Я двигаю к нему тарелку с печеньем. Он смотрит сначала на неё, затем на меня, недоверчиво, но уже без прежней жёсткости. Будто его удивляет само существование простых вещей: сладкой крошки, пара чашек, запаха свежего хлеба, тихого голоса напротив.
В эту минуту между нами росло нечто новое. Едва заметное, неохотное, но живое. Как росток, который пробивается через трещину в каменной стене: медленно, но упорно, вопреки всему. Разговор ещё только предстоял, но его начало уже дышало в воздухе, тёплым, домашним, и чуть-чуть настороженным, словно мир, долго державший оборону, учился снова раскрывать двери.
Глава 4
Смерть пришла к нему тихо, как вор, укравший последний вздох во тьме. Старый бассет-хаунд по кличке Граф, этот грузный философ с печальными глазами, просто не открыл их утром в своей плетёной корзине на кухне. Когда я, десятилетний, босой в тонкой пижаме, спустился вниз, тишина ударила меня по сознанию обухом. Не было слышно того тяжёлого, влажного дыхания, похожего на работу старого трансформатора, не было глухого, ленивого стука хвоста по кафельному полу. Посреди комнаты навсегда застыла неподвижная, бесформенная гора рыжей шерсти.
Первым пришло не горе, а оцепенение. Чистая, зияющая пропасть разверзлась посреди привычного мира. Секундой позже пальцы коснулись его уха — холодного, воскового, словно стеариновая свеча.

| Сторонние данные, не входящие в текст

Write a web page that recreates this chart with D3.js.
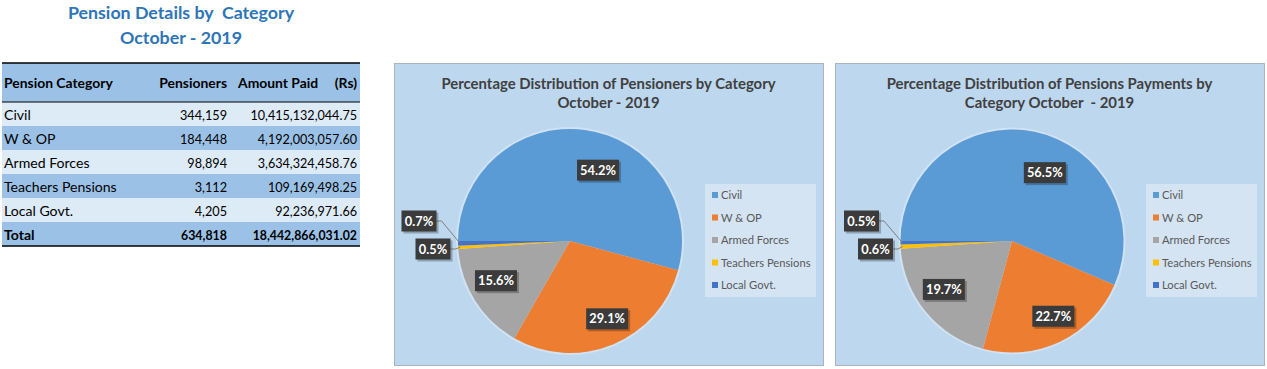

В тот же миг внутреннее безмолвие сменилось обжигающей лавой, подступившей прямо к горлу. Я не закричал. Опустился на колени на ледяную плитку, обвил руками его остывающую шею, припал лбом к боку, где уже не било знакомое, размеренное сердце. И заплакал. Тихими, прерывистыми, по-детски беспомощными всхлипами, от которых содрогалось всё моё существо. Собака была моим молчаливым спутником, немой летописью всего, что я помнил о жизни.
В дверном проёме материализовалась тень. Это был Рихард. Ему было шестнадцать, и уже несколько лет, с тех пор как отец растворился в туманах севера, он играл в доме роль «мужчины» — грубого, неуклюжего идола из плоти и принципов. Он был одет для субботней тренировки: чёрные, как смоль, штаны, серая, бесформенная футболка.

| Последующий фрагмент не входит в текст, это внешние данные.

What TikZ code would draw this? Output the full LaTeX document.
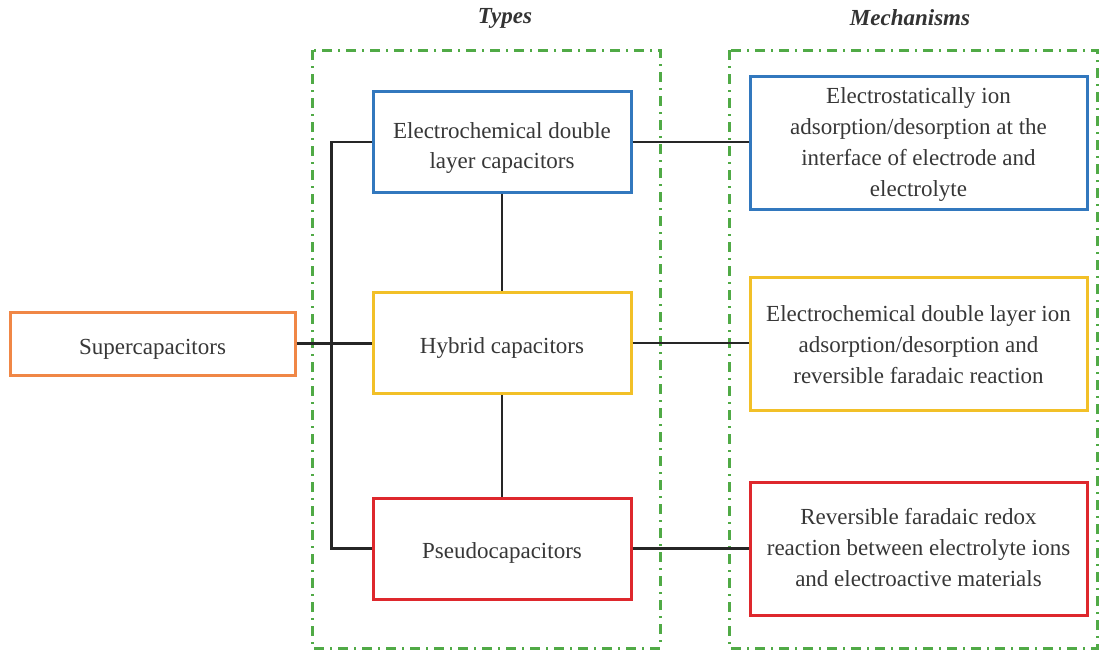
\documentclass[tikz,border=0pt]{standalone}
\usepackage{fontspec}
\setmainfont{Liberation Serif}
\definecolor{grn}{RGB}{80,170,70}
\definecolor{bblue}{RGB}{50,120,190}
\definecolor{byel}{RGB}{242,192,40}
\definecolor{bred}{RGB}{222,40,45}
\definecolor{borg}{RGB}{240,135,70}
\definecolor{txt}{RGB}{55,55,55}
\newcommand{\lowtext}[2]{\raisebox{-#1}[\height][\depth]{\begin{tabular}{@{}c@{}}#2\end{tabular}}}
\begin{document}
\begin{tikzpicture}[x=1pt,y=-1pt,
  box/.style={draw, line width=3pt, fill=white, text=txt,
    font=\fontsize{23}{30}\selectfont, inner sep=0pt},
  typebox/.style={box, minimum width=258pt, minimum height=101pt},
  mechbox/.style={box, minimum width=337pt, minimum height=133pt, font=\fontsize{23}{31}\selectfont},
  group/.style={draw=grn, line width=3pt, dash pattern=on 10pt off 6pt on 2pt off 6pt},
  conn/.style={draw=black!85, line width=2.5pt},
  head/.style={font=\fontsize{23}{26}\selectfont\bfseries\itshape, text=black!80}]
\useasboundingbox (0,0) rectangle (1099,653);
\draw[group] (312,50) rectangle (660,648);
\draw[group] (729,50) rectangle (1097,648);
\node[head] (types) at (505,18) {Types};
\node[head] (mech) at (910,18) {Mechanisms};
\node[box, draw=borg, minimum width=285pt, minimum height=63pt] (sup) at (152.5,343.5) {\lowtext{5pt}{Supercapacitors}};
\node[typebox, draw=bblue] (edlc) at (502,142) {\lowtext{5pt}{Electrochemical double\\layer capacitors}};
\node[typebox, draw=byel] (hyb) at (502,343) {\lowtext{4pt}{Hybrid capacitors}};
\node[typebox, draw=bred] (pse) at (502,548.5) {\lowtext{4pt}{Pseudocapacitors}};
\node[mechbox, draw=bblue] (m1) at (918.5,142.5) {\lowtext{1pt}{Electrostatically ion\\adsorption/desorption at the\\interface of electrode and\\electrolyte}};
\node[mechbox, draw=byel] (m2) at (918.5,344) {\lowtext{2pt}{Electrochemical double layer ion\\adsorption/desorption and\\reversible faradaic reaction}};
\node[mechbox, draw=bred] (m3) at (918.5,548.5) {\lowtext{1pt}{Reversible faradaic redox\\reaction between electrolyte ions\\and electroactive materials}};
\draw[conn] (edlc.west) -- ++(-40,0) coordinate (bus) |- (pse.west);
\draw[conn] (sup.east) -- (sup.east -| hyb.west);
\draw[conn] (edlc.south) -- (hyb.north);
\draw[conn] (hyb.south) -- (pse.north);
\draw[conn] (edlc.east) -- (edlc.east -| m1.west);
\draw[conn] (hyb.east) -- (hyb.east -| m2.west);
\draw[conn] (pse.east) -- (pse.east -| m3.west);
\end{tikzpicture}
\end{document}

Он замер на пороге, и его взгляд, обычно острый и оценивающий, упал на нас. Его лицо, эта маска уверенности и привычного презрения, на миг дрогнуло. В уголках глаз, в едва уловимой судороге скулы мелькнуло что-то живое — краткая, рефлекторная искра жалости. Она была словно вспышка спички в сыром, заброшенном колодце: миг света, и её тотчас поглотила непроглядная тьма.
— Встань, — прозвучал его голос.
Я не услышал. Меня выкручивало изнутри, слёзы текли горячими ручьями, смешиваясь с соплями в солёную, отвратительную массу на лице.
— Я сказал, встань, Пол. Немедленно.
Его кроссовки, грубые и массивные, с противным скрежетом проехали по кафелю рядом с моим ухом. Он не взглянул на Графа. Его глаза, равнодушные и синие, были прикованы к моей спине, сотрясаемой судорогами плача.
— Ты что, ревёшь? — спросил он. В его тоне угадывалось не удивление, а чистое, неподдельное отвращение, как к чему-то слабому и грязному. — Из-за этого? Из-за собаки, которая отжила свой срок и сдохла в тепле, на сытом брюхе?
Я попытался что-то выговорить, но из горла вырвался лишь хриплый стон. Рихард резко наклонился, его пальцы впились мне в подмышку, и он грубо оторвал меня от бездыханного тела, как отрывают присосавшуюся пиявку.
— Посмотри на себя. Трясёшься, как лист на ветру. Сопли до колен. На кого ты похож? Разве так выглядят люди? Разве так ведут себя мужчины?
— Он… умер… — выдавил я, пытаясь вытереть лицо рукавом, но слёзы текли с новой силой, будто прорвало какую-то плотину внутри, и остановить этот поток было невозможно.
— И что? Смерть — это не трагедия. Не повод для бабьих всхлипов, а повод для работы. Чтобы вынести, закопать и идти дальше, не оглядываясь.
Но «идти дальше» я не мог. Волна горя накатила снова. Я сгорбился, спрятав искажённое гримасой лицо в ладонях, моё тело билось в мелкой, неконтролируемой дрожи. Я был абсолютно беззащитен перед этой чернотой, а он стоял над ней, и надо мной, каменным стражем у ворот в мир, где чувства были слабостью, а горе — досадной помехой, которую следовало подавить.